▸ Problem description
Output exactly the lines from the first line of the records below through the line containing "const landingTime = 1002.9;", both included, leaving out any pictures.

[Rows from a dataset of charts and code]
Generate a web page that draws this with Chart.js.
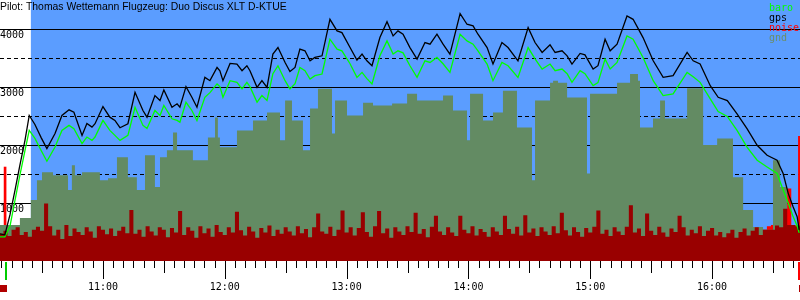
<!DOCTYPE html>
<html>
<head>
<meta charset="utf-8">
<script src="https://cdn.jsdelivr.net/npm/chart.js@4/dist/chart.umd.min.js"></script>
<style>
  body { margin: 0; background: #fff; }
  canvas { display: block; }
</style>
</head>
<body>
<canvas id="flight" width="800" height="300"></canvas>
<script>
// 時刻は 0:00 からの分
const flightTitle = 'Pilot: Thomas Wettemann Flugzeug: Duo Discus XLT D-KTUE';
const seriesNames = ['baro', 'gps', 'noise', 'gnd'];

const takeoffTime = 612.3;
const releaseTime = 624.5;
const landingTime = 1002.9;

// 高度 (gps / baro)
const trackTimes = [609.3, 611.7, 614.2, 616.7, 619.1, 621.6, 623.7, 626.5, 629.5, 632.4,
  636.4, 639.8, 643.3, 645.7, 649.7, 652.1, 654.6, 656.1, 660.0, 663.4,
  665.9, 668.4, 672.3, 675.8, 679.7, 681.7, 685.6, 688.1, 690.0, 694.0,
  696.5, 697.9, 700.9, 703.8, 706.3, 710.2, 712.7, 716.2, 717.6, 719.1,
  722.6, 726.0, 728.5, 730.9, 732.4, 735.9, 738.3, 740.8, 743.7, 746.2,
  749.7, 752.1, 754.6, 757.0, 759.5, 762.0, 764.4, 767.9, 771.8, 775.3,
  777.7, 781.7, 785.1, 787.6, 790.0, 792.5, 796.4, 799.9, 802.9, 805.3,
  807.8, 811.2, 814.7, 818.6, 821.1, 824.5, 827.5, 830.9, 835.9, 839.3,
  842.3, 844.7, 849.2, 852.1, 856.5, 859.5, 864.4, 869.4, 872.8, 876.3,
  880.2, 882.7, 886.1, 888.6, 891.0, 895.0, 897.4, 901.4, 903.8, 907.3,
  909.8, 913.2, 918.1, 921.1, 926.0, 931.0, 935.9, 940.8, 947.7, 950.7,
  954.1, 959.1, 963.0, 967.5, 972.3, 977.2, 982.2, 987.1, 992.0, 995.0,
  997.5, 999.9, 1001.9, 1002.9];
const gpsAlt = [468, 451, 794, 1223, 1652, 2080, 2509, 2353, 2132, 1938,
  2199, 2509, 2607, 2566, 2166, 2372, 2308, 2367, 2663, 2480,
  2423, 2298, 2367, 2909, 2595, 2480, 2852, 2766, 2950, 2651,
  2710, 2651, 3006, 2823, 2651, 3166, 3109, 3337, 3281, 3109,
  3406, 3396, 3281, 3367, 3281, 2994, 3109, 2994, 3567, 3680,
  3423, 3268, 3337, 3653, 3624, 3452, 3509, 3538, 4167, 3967,
  3938, 3680, 3464, 3567, 3452, 3367, 3852, 4126, 3881, 3967,
  3910, 3680, 3481, 3767, 3739, 3910, 3739, 3567, 4264, 4082,
  4053, 3910, 3680, 3396, 3767, 3680, 3452, 4024, 3767, 3595,
  3727, 3595, 3624, 3538, 3396, 3578, 3555, 3310, 3367, 3824,
  3624, 3739, 4224, 4167, 3852, 3452, 3166, 3195, 3595, 3452,
  3396, 3023, 2823, 2766, 2538, 2281, 1995, 1823, 1737, 1509,
  1166, 936, 765, 537];
const baroAlt = [417, 417, 597, 1051, 1480, 1902, 2252, 2115, 1909, 1720,
  1965, 2252, 2338, 2281, 2024, 2137, 2080, 2137, 2424, 2252,
  2166, 2080, 2166, 2651, 2338, 2286, 2595, 2509, 2681, 2452,
  2423, 2394, 2737, 2595, 2423, 2823, 2903, 3053, 3006, 2823,
  3109, 3080, 2967, 3080, 3006, 2737, 2852, 2766, 3229, 3366,
  3109, 2967, 3058, 3337, 3281, 3138, 3195, 3224, 3824, 3653,
  3624, 3401, 3166, 3252, 3144, 3053, 3538, 3795, 3567, 3624,
  3589, 3366, 3166, 3452, 3423, 3509, 3401, 3252, 3910, 3795,
  3739, 3624, 3396, 3109, 3423, 3366, 3166, 3680, 3486, 3310,
  3396, 3281, 3310, 3229, 3080, 3281, 3229, 3023, 3075, 3481,
  3310, 3423, 3881, 3824, 3509, 3109, 2852, 2881, 3252, 3178,
  3080, 2795, 2578, 2492, 2252, 1965, 1737, 1622, 1509, 1223,
  1000, 765, 605, 485];

// 地面の高さ (段ごとの開始時刻)
const gndTimes = [609.3, 619.1, 624.5, 627.5, 630.0, 635.4, 642.8, 644.7, 646.2, 649.7,
  658.5, 662.5, 666.9, 672.3, 676.7, 680.7, 685.6, 688.1, 691.5, 694.5,
  696.5, 704.3, 711.7, 715.2, 716.6, 717.6, 726.0, 733.9, 740.8, 747.2,
  749.7, 753.1, 758.5, 762.0, 765.9, 772.8, 774.3, 780.2, 788.1, 793.0,
  802.4, 809.8, 814.7, 827.5, 832.4, 839.3, 840.8, 847.2, 852.1, 857.0,
  863.9, 871.3, 872.8, 880.2, 881.7, 884.1, 888.6, 898.4, 899.9, 913.2,
  919.6, 923.5, 924.5, 930.9, 934.4, 936.8, 947.7, 955.6, 962.5, 970.3,
  975.3, 980.2, 985.1, 990.0, 993.5, 996.9, 1003.3];
const gnd = [620, 740, 1051, 1394, 1531, 1480, 1223, 1652, 1480, 1531,
  1394, 1428, 1789, 1445, 1223, 1823, 1274, 1789, 1909, 2216,
  1909, 1737, 2130, 2473, 2130, 1960, 2250, 2421, 2560, 2080,
  2766, 2421, 1909, 2628, 2971, 2200, 2766, 2508, 2730, 2680,
  2714, 2885, 2766, 2852, 2594, 2080, 2885, 2423, 2560, 2937,
  2303, 1394, 2766, 3074, 3109, 3074, 2818, 1509, 2885, 3074,
  3224, 3109, 2303, 2457, 2766, 2457, 2980, 2000, 2114, 1445,
  880, 588, 537, 1737, 1274, 622, 622];

// ノイズ (2分ごと)
const noiseStart = 609;
const noiseStep = 2;
const noise = [470, 520, 430, 540, 580, 450, 500, 420, 540, 590, 520, 990, 600, 440, 540, 380, 620, 430, 560, 500,
  450, 580, 510, 400, 600, 540, 460, 560, 430, 520, 590, 480, 880, 470, 540, 420, 600, 510, 440, 580,
  540, 410, 570, 490, 860, 450, 580, 520, 400, 600, 480, 560, 420, 620, 500, 450, 580, 490, 850, 530,
  440, 590, 510, 400, 570, 490, 610, 430, 540, 470, 580, 510, 440, 600, 480, 550, 410, 580, 820, 510,
  470, 590, 430, 540, 870, 490, 580, 440, 570, 840, 500, 420, 600, 860, 480, 560, 400, 580, 510, 450,
  600, 500, 830, 470, 550, 410, 590, 780, 510, 450, 580, 490, 430, 780, 540, 480, 600, 440, 550, 500,
  420, 580, 510, 450, 780, 550, 470, 590, 440, 790, 490, 560, 430, 580, 510, 450, 600, 480, 830, 530,
  440, 580, 500, 420, 570, 490, 590, 870, 470, 540, 430, 580, 510, 450, 590, 960, 490, 560, 430, 820,
  520, 450, 590, 490, 420, 560, 500, 780, 580, 440, 540, 480, 600, 430, 520, 570, 440, 500, 410, 480,
  540, 400, 500, 560, 440, 520, 580, 450, 540, 600, 620, 610, 580, 900, 1250, 620, 600, 640];
const noisePeakTimes = [611.8, 1003.0];
const noisePeaks = [1620, 2150];

const colors = {
  sky: '#5b9dff', gnd: '#638b63', noiseDark: '#990000', noise: '#ff0000',
  baro: '#00ff00', gps: '#000000'
};

function gndAt(t) {
  let v = gnd[0];
  for (let i = 0; i < gndTimes.length; i++) {
    if (gndTimes[i] <= t) v = gnd[i];
  }
  return v;
}

const trackGps = trackTimes.map((t, i) => ({x: t, y: gpsAlt[i]}));
const trackBaro = trackTimes.map((t, i) => ({x: t, y: baroAlt[i]}));
const gndData = gndTimes.map((t, i) => ({x: t, y: gnd[i]}));
const noiseData = noise.map((v, i) => ({x: noiseStart + i * noiseStep, y: v}));
noiseData.push({x: noiseStart + noise.length * noiseStep, y: noise[noise.length - 1]});
// 地面より下の部分は濃い赤
const noiseBelow = noiseData.map(p => ({x: p.x, y: Math.min(p.y, gndAt(p.x))}));
const peakData = noisePeakTimes.map((t, i) => ({x: t, y: noisePeaks[i]}));

const hhmm = v => Math.floor(v / 60) + ':' + String(v % 60).padStart(2, '0');

// 軸の余白をなくす
const noPadding = s => {
  s.paddingTop = 0; s.paddingBottom = 0; s.paddingLeft = 0; s.paddingRight = 0;
};

const background = {
  id: 'background',
  beforeDraw(chart) {
    const {ctx, chartArea: a, scales: {x}} = chart;
    ctx.save();
    ctx.fillStyle = '#fff';
    ctx.fillRect(0, 0, chart.width, chart.height);
    const x0 = x.getPixelForValue(releaseTime);
    ctx.fillStyle = colors.sky;
    ctx.fillRect(x0, a.top, a.right - x0, a.bottom - a.top);
    ctx.restore();
  }
};

const decorations = {
  id: 'decorations',
  afterDraw(chart) {
    const {ctx, chartArea: a, scales: {x}} = chart;
    ctx.save();
    // 5分ごとの目盛り
    ctx.strokeStyle = '#000';
    ctx.lineWidth = 1;
    ctx.beginPath();
    for (let m = Math.ceil(x.min / 5) * 5; m <= x.max; m += 5) {
      const len = m % 60 === 0 ? 18 : (m % 30 === 0 ? 12 : 7);
      const px = Math.round(x.getPixelForValue(m)) + 0.5;
      ctx.moveTo(px, a.bottom);
      ctx.lineTo(px, a.bottom + len);
    }
    ctx.stroke();

    // 離陸・着陸マーク
    const tx = Math.round(x.getPixelForValue(takeoffTime));
    ctx.fillStyle = '#00cc00';
    ctx.fillRect(tx - 1, a.bottom + 1, 2, 18);
    const lx = Math.round(x.getPixelForValue(landingTime));
    ctx.fillStyle = colors.noise;
    ctx.fillRect(lx - 1, a.bottom + 1, 2, 18);
    ctx.fillStyle = '#b00000';
    ctx.fillRect(a.left, a.bottom + 24, 7, 7);
    ctx.fillRect(a.right - 1, a.bottom + 24, 1, 7);

    // タイトル
    ctx.font = '10.4px "Liberation Sans", Arial, sans-serif';
    ctx.fillStyle = '#000';
    ctx.textBaseline = 'alphabetic';
    ctx.fillText(flightTitle, 0, 10);

    // 凡例
    const legendColors = [colors.baro, colors.gps, colors.noise, '#6b8e6b'];
    ctx.font = '10px "DejaVu Sans Mono", monospace';
    seriesNames.forEach((name, i) => {
      ctx.fillStyle = legendColors[i];
      ctx.fillText(name, 769, 11 + i * 10);
    });
    ctx.restore();
  }
};

Chart.defaults.font.family = '"DejaVu Sans Mono", monospace';
Chart.defaults.font.size = 10;
Chart.defaults.color = '#000';

new Chart(document.getElementById('flight'), {
  data: {
    datasets: [
      {
        type: 'line', label: 'gps', data: trackGps, order: 0,
        borderColor: colors.gps, borderWidth: 1.3, pointRadius: 0, fill: false
      },
      {
        type: 'line', label: 'baro', data: trackBaro, order: 1,
        borderColor: colors.baro, borderWidth: 1.3, pointRadius: 0, fill: false
      },
      {
        type: 'line', label: 'noise', data: noiseBelow, order: 2, stepped: true,
        borderWidth: 0, pointRadius: 0, fill: 'origin', backgroundColor: colors.noiseDark
      },
      {
        type: 'line', label: 'gnd', data: gndData, order: 3, stepped: true,
        borderWidth: 0, pointRadius: 0, fill: 'origin', backgroundColor: colors.gnd
      },
      {
        type: 'line', label: 'noise above gnd', data: noiseData, order: 4, stepped: true,
        borderWidth: 0, pointRadius: 0, fill: 'origin', backgroundColor: colors.noise
      },
      {
        type: 'bar', label: 'noise peaks', data: peakData, order: 5,
        backgroundColor: colors.noise, barThickness: 2
      }
    ]
  },
  options: {
    responsive: false,
    animation: false,
    events: [],
    layout: { padding: 0, autoPadding: false },
    plugins: { legend: { display: false }, tooltip: { enabled: false } },
    scales: {
      x: {
        type: 'linear',
        offset: false,
        min: 609.3,
        max: 1003.3,
        grid: { display: false, offset: false },
        border: { display: false },
        ticks: {
          stepSize: 60,
          autoSkip: false,
          maxRotation: 0,
          padding: 12,
          callback: v => (v % 60 === 0 ? hhmm(v) : null)
        },
        afterFit: s => { s.height = 39; noPadding(s); }
      },
      y: {
        position: 'left',
        min: 0,
        max: 4500,
        z: 1,
        grid: { color: '#000', lineWidth: 1, drawTicks: false },
        border: { display: false },
        ticks: {
          stepSize: 500,
          mirror: true,
          padding: 0,
          labelOffset: 6,
          callback: v => (v % 1000 === 0 && v > 0 && v < 4500 ? String(v) : null)
        },
        afterFit: s => { s.width = 0; noPadding(s); }
      },
      yHalf: {
        position: 'left',
        min: 0,
        max: 4500,
        z: 1,
        grid: {
          drawTicks: false,
          lineWidth: 1,
          color: c => (c.tick && c.tick.value % 1000 === 500 && c.tick.value < 4500 ? '#000' : 'rgba(0,0,0,0)')
        },
        border: { display: false, dash: [4, 3] },
        ticks: { stepSize: 500, display: false },
        afterFit: s => { s.width = 0; noPadding(s); }
      }
    }
  },
  plugins: [background, decorations]
});
</script>
</body>
</html>
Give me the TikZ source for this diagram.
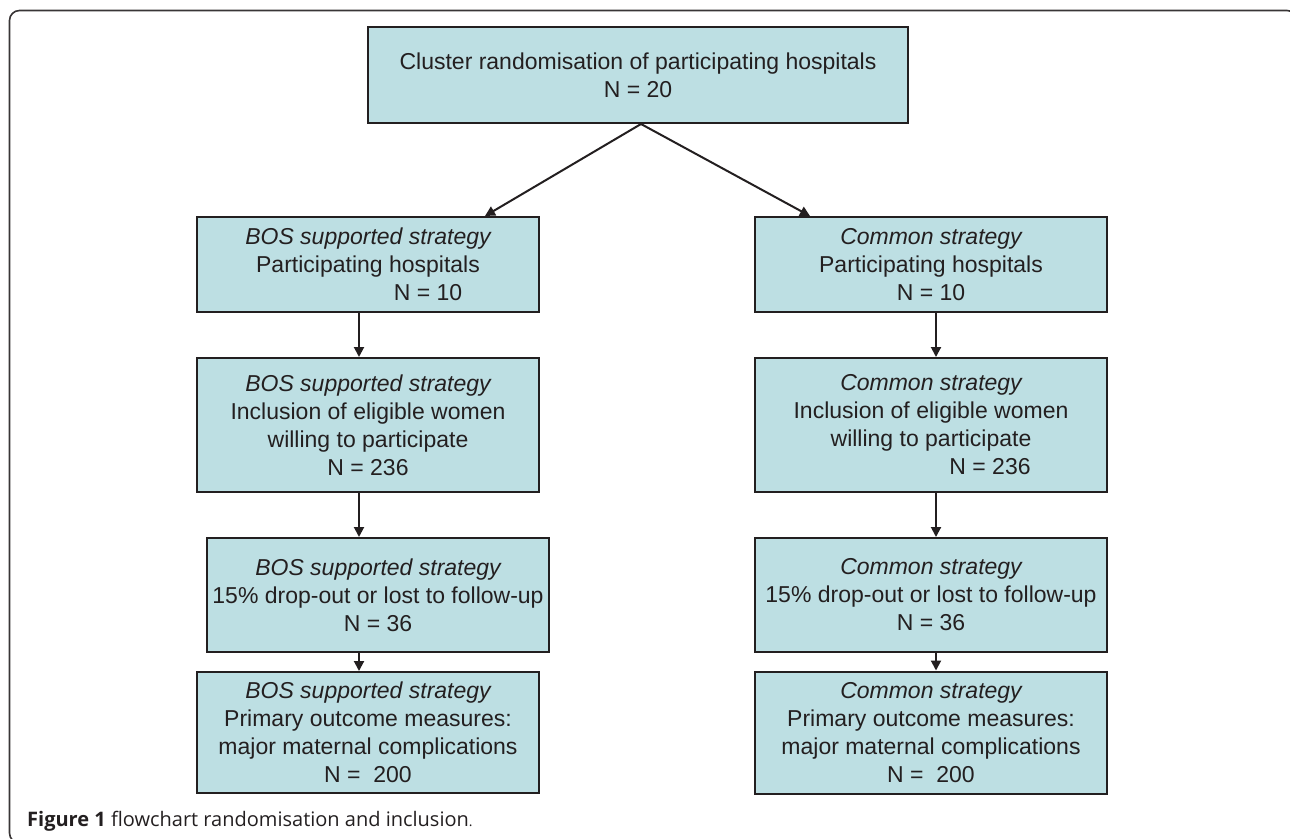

▸ Exercise solution
Generate a web page that draws this with Chart.js.
<!DOCTYPE html>
<html>
<head>
<meta charset="utf-8">
<script src="https://cdn.jsdelivr.net/npm/chart.js@4/dist/chart.umd.min.js"></script>
<style>
  body { margin: 0; background: #fff; }
  canvas { display: block; }
</style>
</head>
<body>
<canvas id="flight" width="800" height="300"></canvas>
<script>
// 時刻は 0:00 からの分
const flightTitle = 'Pilot: Thomas Wettemann Flugzeug: Duo Discus XLT D-KTUE';
const seriesNames = ['baro', 'gps', 'noise', 'gnd'];

const takeoffTime = 612.3;
const releaseTime = 624.5;
const landingTime = 1002.9;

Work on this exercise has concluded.